2. Readjustment of the reimbursement formula to take into account the known actual inflation figures for 1973 rather than the AHS gross underestimate based on a three-year weighted average which, Alice-in-Wonderland-like, unrealistically ignored the limited value of figures of past years at a time of rampant inflation. While, subsequently, the commissioner capitulated on the inflation figures for wages, conforming them to actual inflation rates, he did not do so for *872nonwage items. In my view, it cannot be said that an arbitrary underestimate of the ravages of inflation is related to the "efficient” cost of medical services.

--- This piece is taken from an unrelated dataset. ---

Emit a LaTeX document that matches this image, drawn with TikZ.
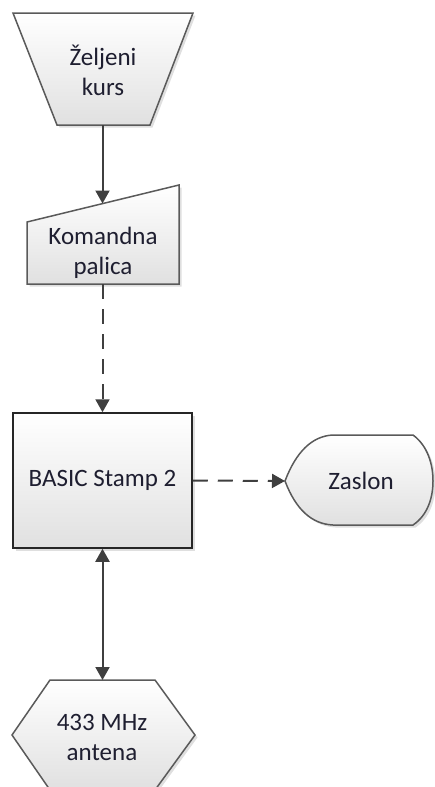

I believe it should be added that these items are particularly oppressive in view of the fact that, as I read it, today’s affirmance sanctions an overall formula for rate-fixing which arrives at its conclusions by substituting for the statute’s intended salutary exaction of savings through efficiency a blunderbuss approach which it is difficult to say is invulnerable to petitioners’ charge that it is arbitrary and confiscatory and thereby imperils the quality of the health care available to our citizens.

Chief Judge Breitel and Judges Jasen, Gabrielli, Jones and Cooke concur; Judge Fuchsberg dissents in part and votes to modify in a separate opinion; Judge Wachtler taking no part.

In the first above-entitled proceeding: Judgment affirmed, with costs, in a memorandum.

In the second and third above-entitled proceedings: Order affirmed, with costs, in a memorandum.